▶ [To do] Set down, word for word, only the lines from the start of the records through the line bearing "29.3, 35.6]"; include no pictures.

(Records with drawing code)
--- begin ---

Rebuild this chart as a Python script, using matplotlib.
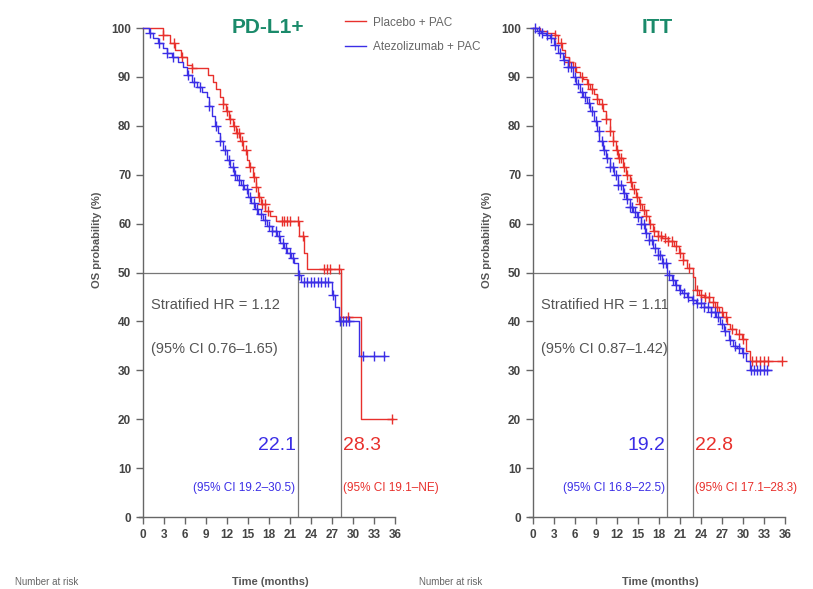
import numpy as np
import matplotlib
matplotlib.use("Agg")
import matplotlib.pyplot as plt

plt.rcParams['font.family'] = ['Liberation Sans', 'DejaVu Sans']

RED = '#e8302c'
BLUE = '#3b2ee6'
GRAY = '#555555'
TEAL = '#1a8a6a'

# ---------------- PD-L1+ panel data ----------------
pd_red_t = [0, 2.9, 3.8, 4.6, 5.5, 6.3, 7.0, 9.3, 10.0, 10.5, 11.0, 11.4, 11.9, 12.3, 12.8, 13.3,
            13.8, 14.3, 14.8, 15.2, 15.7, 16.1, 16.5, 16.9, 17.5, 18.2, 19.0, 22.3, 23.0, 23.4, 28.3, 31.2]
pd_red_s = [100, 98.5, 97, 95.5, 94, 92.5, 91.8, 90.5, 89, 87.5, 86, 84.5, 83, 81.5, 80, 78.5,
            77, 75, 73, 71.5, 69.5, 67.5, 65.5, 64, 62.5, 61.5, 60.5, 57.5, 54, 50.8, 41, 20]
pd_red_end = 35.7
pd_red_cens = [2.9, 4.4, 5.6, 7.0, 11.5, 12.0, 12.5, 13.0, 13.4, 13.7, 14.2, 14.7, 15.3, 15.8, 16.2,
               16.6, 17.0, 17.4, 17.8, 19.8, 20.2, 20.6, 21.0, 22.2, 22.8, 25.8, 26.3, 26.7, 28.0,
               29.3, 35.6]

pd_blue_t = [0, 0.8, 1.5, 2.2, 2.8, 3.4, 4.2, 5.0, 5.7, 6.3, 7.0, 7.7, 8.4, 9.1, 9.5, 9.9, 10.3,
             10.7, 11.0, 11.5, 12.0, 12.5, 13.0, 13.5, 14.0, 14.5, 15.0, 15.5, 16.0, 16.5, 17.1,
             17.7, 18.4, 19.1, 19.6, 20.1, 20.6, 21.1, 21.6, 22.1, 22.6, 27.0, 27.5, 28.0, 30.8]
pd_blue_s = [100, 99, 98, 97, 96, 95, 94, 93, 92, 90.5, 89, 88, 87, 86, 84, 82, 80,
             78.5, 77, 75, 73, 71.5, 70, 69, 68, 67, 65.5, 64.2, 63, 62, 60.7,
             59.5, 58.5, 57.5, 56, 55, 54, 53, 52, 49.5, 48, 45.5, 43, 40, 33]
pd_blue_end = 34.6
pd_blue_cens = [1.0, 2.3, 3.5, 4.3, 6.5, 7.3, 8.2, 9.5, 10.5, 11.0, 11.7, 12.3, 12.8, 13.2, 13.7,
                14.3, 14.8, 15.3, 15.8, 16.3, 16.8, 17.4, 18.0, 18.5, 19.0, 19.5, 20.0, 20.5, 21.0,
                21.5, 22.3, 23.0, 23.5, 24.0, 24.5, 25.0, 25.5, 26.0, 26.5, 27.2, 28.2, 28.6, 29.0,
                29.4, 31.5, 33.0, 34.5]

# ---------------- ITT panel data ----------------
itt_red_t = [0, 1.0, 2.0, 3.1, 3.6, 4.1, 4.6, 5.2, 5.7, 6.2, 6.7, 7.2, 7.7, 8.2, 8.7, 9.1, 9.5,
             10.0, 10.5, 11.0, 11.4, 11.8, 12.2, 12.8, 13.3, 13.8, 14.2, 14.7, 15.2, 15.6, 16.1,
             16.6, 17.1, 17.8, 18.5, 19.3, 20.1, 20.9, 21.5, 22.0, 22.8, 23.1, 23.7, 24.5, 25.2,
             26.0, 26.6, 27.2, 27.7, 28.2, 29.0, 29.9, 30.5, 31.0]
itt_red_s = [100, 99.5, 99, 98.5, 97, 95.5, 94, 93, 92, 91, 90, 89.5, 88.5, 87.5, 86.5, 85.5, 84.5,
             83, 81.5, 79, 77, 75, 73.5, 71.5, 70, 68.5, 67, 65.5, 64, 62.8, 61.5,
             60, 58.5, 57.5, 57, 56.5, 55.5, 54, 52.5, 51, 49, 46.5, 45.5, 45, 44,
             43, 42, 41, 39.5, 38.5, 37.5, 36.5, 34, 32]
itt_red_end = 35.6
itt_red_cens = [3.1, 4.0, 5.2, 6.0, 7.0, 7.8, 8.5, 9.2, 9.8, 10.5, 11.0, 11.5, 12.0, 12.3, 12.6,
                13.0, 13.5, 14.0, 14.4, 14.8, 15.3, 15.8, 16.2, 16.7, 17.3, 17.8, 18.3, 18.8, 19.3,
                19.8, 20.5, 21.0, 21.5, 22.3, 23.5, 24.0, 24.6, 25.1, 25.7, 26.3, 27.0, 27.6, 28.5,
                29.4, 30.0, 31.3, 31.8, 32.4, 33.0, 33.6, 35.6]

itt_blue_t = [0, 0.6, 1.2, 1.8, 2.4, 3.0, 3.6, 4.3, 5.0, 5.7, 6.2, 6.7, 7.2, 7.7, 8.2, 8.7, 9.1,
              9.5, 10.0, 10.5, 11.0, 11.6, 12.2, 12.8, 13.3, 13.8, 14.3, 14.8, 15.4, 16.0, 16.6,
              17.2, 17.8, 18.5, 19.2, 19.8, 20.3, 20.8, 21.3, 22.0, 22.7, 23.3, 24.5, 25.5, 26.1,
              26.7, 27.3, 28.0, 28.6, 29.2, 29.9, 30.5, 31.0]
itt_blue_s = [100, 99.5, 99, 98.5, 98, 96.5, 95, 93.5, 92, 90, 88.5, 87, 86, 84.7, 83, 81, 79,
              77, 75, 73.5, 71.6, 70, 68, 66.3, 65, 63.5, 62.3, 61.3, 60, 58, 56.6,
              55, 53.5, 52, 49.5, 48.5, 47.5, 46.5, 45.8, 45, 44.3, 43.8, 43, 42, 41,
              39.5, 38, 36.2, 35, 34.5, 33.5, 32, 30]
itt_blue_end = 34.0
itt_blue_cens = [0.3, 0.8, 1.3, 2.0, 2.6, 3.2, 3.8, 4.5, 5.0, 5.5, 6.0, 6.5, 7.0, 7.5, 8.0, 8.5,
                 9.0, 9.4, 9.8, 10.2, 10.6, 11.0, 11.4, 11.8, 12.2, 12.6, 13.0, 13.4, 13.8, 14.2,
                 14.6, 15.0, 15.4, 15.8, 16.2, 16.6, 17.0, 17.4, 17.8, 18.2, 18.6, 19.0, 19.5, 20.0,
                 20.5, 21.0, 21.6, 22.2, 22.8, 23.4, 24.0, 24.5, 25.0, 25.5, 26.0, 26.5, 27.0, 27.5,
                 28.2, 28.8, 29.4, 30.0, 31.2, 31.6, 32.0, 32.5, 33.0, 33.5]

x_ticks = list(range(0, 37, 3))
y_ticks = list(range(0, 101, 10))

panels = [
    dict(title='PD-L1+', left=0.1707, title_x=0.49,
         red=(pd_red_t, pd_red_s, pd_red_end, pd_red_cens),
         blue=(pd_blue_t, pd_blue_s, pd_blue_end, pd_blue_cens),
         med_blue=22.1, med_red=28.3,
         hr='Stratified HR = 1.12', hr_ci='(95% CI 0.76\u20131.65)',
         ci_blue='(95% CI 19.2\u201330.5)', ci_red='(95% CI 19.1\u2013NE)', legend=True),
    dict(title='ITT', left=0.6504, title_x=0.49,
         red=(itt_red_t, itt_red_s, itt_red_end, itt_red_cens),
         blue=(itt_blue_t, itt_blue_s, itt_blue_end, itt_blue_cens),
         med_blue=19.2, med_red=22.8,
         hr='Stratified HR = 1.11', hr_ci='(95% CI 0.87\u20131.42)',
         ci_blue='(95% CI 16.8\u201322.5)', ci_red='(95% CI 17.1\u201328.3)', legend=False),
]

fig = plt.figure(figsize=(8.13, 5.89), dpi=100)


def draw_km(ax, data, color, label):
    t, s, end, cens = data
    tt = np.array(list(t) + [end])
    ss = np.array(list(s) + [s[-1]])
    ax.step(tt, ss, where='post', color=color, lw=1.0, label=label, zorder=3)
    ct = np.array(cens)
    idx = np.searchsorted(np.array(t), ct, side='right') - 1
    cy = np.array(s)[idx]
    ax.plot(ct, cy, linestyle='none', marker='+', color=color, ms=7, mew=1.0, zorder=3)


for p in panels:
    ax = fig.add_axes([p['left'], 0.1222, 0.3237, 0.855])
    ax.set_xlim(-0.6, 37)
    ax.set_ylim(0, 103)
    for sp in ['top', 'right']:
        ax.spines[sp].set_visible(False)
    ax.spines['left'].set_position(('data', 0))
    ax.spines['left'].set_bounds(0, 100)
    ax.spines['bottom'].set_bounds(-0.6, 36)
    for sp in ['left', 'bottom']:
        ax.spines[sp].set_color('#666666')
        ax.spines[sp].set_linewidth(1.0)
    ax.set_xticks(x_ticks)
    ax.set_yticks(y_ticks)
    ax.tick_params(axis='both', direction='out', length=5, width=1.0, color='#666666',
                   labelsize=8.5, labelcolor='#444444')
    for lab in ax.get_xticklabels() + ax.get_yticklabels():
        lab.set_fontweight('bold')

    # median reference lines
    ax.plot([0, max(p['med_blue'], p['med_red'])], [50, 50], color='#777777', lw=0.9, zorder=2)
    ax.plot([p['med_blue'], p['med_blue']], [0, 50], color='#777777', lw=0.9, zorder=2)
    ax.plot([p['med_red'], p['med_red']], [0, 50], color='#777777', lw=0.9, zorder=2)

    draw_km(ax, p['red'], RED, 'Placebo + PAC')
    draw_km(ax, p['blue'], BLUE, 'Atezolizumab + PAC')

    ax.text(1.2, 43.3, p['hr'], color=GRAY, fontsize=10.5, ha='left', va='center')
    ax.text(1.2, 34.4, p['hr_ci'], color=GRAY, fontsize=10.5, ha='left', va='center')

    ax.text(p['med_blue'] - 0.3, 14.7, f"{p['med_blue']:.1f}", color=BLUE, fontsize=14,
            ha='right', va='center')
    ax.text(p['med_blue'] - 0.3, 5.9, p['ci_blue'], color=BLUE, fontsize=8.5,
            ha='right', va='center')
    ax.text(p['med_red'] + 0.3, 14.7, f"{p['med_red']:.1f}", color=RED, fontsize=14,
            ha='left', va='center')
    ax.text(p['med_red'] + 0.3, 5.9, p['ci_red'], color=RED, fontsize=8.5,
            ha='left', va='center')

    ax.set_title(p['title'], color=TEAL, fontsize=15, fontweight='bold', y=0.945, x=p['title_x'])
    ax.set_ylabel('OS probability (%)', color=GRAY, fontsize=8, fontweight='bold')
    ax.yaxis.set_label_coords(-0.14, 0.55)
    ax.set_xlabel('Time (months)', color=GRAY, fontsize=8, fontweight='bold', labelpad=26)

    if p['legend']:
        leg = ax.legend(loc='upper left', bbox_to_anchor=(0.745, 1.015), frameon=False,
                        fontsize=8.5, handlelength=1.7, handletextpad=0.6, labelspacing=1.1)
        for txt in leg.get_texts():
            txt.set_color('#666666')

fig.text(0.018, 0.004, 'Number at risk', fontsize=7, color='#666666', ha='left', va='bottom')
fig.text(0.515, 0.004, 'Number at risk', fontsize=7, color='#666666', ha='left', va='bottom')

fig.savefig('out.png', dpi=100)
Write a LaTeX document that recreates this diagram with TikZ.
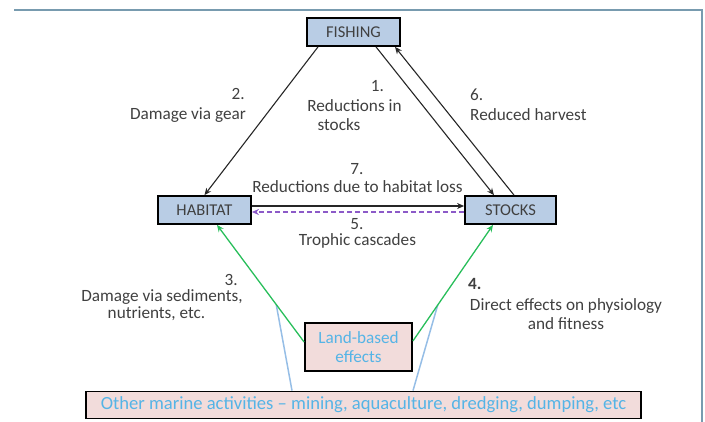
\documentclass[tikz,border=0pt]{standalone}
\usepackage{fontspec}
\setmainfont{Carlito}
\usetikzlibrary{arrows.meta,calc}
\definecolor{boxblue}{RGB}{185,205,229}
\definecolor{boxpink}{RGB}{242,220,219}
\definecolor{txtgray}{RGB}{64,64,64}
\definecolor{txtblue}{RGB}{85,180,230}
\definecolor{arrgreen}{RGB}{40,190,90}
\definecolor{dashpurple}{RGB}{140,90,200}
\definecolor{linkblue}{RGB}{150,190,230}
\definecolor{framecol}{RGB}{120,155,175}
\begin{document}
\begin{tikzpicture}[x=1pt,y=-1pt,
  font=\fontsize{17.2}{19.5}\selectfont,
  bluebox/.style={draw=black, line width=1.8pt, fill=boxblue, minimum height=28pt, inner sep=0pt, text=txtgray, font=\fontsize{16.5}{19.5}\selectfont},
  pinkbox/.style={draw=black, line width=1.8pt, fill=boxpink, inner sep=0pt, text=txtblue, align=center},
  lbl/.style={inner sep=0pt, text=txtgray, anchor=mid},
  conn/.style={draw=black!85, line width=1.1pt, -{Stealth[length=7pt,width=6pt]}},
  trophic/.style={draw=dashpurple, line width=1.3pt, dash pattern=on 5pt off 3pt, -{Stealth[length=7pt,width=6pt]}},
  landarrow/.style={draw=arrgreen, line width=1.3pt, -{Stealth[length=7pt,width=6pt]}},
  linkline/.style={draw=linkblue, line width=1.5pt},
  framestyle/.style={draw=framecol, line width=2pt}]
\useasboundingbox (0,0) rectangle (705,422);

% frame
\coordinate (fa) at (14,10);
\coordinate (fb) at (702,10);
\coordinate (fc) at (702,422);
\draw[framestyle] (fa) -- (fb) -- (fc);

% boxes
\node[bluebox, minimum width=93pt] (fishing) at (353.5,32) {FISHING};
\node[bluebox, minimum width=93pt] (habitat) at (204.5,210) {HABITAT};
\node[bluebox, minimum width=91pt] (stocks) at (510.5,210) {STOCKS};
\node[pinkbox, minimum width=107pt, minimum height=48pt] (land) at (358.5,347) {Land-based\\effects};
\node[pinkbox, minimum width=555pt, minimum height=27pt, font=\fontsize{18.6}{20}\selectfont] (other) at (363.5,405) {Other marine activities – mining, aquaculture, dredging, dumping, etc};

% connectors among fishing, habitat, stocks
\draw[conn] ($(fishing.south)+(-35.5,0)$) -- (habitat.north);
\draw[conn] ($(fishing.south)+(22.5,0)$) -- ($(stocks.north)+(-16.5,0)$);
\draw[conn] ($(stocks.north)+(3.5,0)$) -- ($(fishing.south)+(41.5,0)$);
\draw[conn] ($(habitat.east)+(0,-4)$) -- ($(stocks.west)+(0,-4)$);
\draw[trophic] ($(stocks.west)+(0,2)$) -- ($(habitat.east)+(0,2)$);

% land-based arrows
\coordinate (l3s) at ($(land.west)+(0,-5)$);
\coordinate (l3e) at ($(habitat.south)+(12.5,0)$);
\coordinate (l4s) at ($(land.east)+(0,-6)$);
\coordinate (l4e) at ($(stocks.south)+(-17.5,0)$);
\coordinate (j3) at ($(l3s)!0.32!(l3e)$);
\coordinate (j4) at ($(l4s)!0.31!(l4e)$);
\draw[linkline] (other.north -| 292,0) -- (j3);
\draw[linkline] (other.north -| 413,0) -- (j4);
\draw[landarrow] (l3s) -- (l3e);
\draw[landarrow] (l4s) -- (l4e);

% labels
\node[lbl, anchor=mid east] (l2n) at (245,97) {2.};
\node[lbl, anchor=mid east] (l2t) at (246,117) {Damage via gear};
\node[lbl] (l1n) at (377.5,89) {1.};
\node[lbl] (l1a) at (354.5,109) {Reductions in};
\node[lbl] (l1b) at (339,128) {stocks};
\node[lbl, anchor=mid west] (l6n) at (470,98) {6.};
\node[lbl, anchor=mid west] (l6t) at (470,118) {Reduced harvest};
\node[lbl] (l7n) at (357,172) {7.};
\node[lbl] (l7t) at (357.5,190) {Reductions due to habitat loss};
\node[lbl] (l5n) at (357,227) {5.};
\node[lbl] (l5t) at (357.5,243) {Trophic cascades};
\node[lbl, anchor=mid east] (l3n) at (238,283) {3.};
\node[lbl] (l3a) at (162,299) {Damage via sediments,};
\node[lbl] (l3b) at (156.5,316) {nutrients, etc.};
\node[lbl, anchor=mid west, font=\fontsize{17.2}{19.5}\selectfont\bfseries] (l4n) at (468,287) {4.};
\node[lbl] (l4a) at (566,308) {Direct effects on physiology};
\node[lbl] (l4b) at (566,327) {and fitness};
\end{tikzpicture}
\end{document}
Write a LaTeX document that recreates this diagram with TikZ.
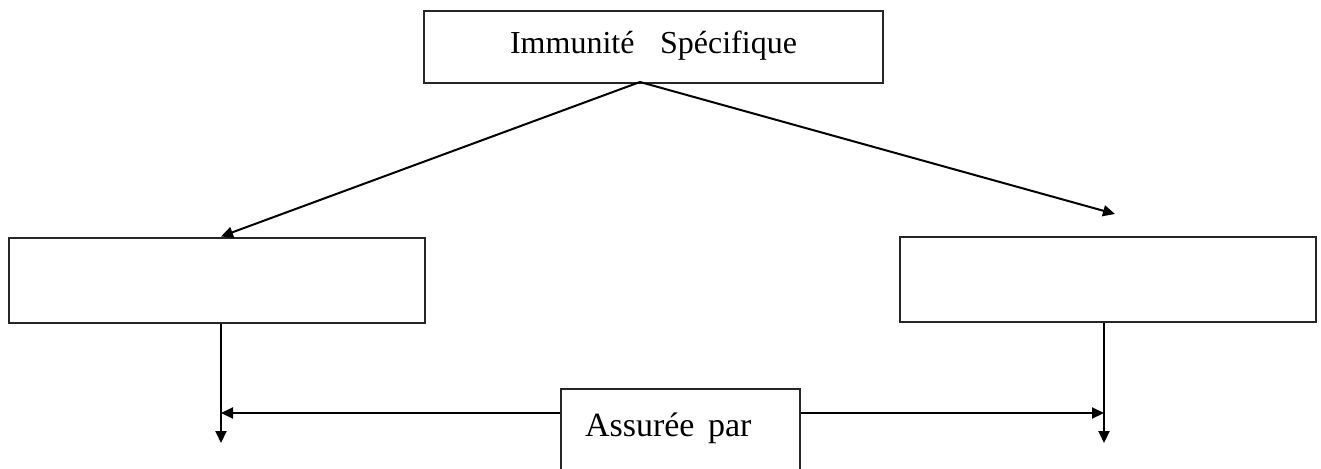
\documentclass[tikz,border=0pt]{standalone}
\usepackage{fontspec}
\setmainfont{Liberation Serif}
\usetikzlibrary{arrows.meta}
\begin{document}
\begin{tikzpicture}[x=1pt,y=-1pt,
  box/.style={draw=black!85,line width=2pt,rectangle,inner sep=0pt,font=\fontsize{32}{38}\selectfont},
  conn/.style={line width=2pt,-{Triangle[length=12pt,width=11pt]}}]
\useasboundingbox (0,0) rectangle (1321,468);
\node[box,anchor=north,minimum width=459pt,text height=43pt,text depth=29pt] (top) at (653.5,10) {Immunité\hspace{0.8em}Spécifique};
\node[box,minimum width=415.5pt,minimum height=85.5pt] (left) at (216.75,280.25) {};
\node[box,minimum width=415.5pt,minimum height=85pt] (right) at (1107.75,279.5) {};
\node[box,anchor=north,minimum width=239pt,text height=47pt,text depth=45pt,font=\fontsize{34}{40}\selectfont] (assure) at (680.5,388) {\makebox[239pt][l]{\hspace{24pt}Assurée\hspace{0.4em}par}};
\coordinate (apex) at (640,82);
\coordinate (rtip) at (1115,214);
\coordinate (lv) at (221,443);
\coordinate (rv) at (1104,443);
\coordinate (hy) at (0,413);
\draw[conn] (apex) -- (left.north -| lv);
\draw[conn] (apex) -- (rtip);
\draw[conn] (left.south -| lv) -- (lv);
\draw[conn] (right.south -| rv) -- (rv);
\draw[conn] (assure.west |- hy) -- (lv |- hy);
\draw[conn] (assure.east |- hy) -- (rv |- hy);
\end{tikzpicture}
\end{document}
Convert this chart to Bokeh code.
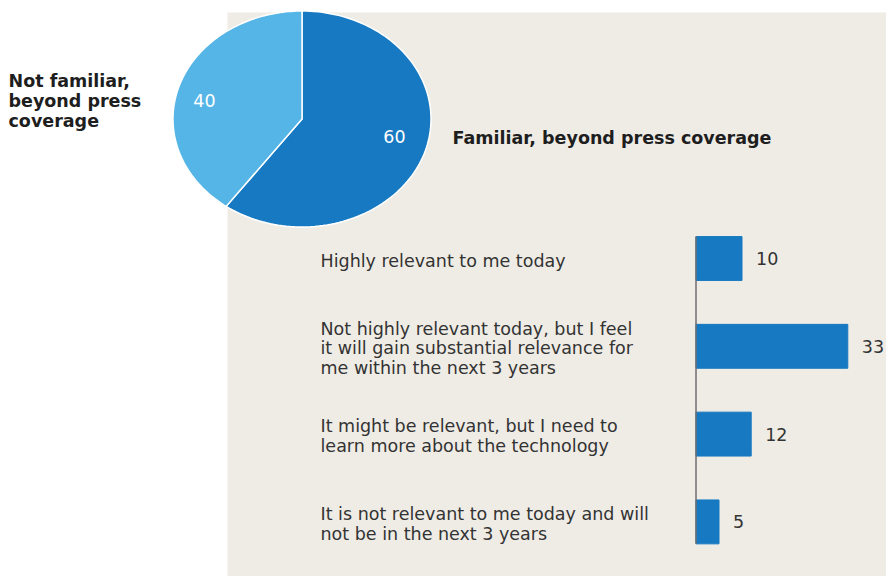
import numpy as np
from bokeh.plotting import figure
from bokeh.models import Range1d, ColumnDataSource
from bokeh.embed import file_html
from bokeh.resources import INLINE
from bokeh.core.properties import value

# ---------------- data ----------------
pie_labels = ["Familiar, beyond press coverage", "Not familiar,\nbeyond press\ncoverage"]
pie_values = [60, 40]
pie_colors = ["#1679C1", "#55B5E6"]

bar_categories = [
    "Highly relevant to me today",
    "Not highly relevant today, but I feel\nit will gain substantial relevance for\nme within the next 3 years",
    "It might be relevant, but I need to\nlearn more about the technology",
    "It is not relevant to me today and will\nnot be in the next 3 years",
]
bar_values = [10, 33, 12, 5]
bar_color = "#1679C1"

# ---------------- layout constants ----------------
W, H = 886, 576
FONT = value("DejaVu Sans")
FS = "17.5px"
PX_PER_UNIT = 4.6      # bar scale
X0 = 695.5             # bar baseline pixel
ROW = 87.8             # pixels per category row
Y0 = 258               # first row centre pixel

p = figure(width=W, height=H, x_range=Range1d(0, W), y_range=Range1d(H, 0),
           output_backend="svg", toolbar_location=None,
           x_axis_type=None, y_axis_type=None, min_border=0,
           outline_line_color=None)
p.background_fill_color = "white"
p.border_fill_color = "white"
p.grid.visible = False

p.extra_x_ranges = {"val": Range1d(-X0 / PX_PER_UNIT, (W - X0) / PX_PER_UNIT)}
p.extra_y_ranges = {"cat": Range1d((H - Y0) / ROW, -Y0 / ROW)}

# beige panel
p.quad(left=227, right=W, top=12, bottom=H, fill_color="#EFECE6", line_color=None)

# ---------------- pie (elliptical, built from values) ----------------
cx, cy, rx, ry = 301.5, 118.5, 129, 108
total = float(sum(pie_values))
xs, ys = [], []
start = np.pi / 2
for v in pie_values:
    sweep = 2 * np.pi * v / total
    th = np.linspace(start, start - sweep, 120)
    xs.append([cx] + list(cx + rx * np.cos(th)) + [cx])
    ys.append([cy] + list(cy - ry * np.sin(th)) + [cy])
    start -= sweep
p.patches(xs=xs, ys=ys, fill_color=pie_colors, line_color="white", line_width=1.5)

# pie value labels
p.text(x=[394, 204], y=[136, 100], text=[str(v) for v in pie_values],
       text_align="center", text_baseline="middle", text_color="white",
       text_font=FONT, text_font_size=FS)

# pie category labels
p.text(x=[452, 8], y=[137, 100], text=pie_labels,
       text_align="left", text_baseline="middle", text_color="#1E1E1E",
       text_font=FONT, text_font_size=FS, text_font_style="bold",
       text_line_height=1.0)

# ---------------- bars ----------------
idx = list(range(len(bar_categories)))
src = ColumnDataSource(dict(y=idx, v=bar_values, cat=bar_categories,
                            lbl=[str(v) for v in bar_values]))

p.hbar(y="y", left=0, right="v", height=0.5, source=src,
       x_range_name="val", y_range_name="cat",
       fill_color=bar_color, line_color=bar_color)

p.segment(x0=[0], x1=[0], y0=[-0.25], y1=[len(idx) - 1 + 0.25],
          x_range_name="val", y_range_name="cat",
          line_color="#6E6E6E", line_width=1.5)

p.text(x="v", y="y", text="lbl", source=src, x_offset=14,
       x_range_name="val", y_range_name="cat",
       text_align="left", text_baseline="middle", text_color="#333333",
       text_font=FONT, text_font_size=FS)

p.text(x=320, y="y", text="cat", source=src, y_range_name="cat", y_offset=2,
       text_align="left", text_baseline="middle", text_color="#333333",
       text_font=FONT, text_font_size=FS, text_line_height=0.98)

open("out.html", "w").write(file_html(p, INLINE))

--- end ---

▶ [Result of this task]
Rebuild this chart as a Python script, using matplotlib.
import numpy as np
import matplotlib
matplotlib.use("Agg")
import matplotlib.pyplot as plt

plt.rcParams['font.family'] = ['Liberation Sans', 'DejaVu Sans']

RED = '#e8302c'
BLUE = '#3b2ee6'
GRAY = '#555555'
TEAL = '#1a8a6a'

# ---------------- PD-L1+ panel data ----------------
pd_red_t = [0, 2.9, 3.8, 4.6, 5.5, 6.3, 7.0, 9.3, 10.0, 10.5, 11.0, 11.4, 11.9, 12.3, 12.8, 13.3,
            13.8, 14.3, 14.8, 15.2, 15.7, 16.1, 16.5, 16.9, 17.5, 18.2, 19.0, 22.3, 23.0, 23.4, 28.3, 31.2]
pd_red_s = [100, 98.5, 97, 95.5, 94, 92.5, 91.8, 90.5, 89, 87.5, 86, 84.5, 83, 81.5, 80, 78.5,
            77, 75, 73, 71.5, 69.5, 67.5, 65.5, 64, 62.5, 61.5, 60.5, 57.5, 54, 50.8, 41, 20]
pd_red_end = 35.7
pd_red_cens = [2.9, 4.4, 5.6, 7.0, 11.5, 12.0, 12.5, 13.0, 13.4, 13.7, 14.2, 14.7, 15.3, 15.8, 16.2,
               16.6, 17.0, 17.4, 17.8, 19.8, 20.2, 20.6, 21.0, 22.2, 22.8, 25.8, 26.3, 26.7, 28.0,
               29.3, 35.6]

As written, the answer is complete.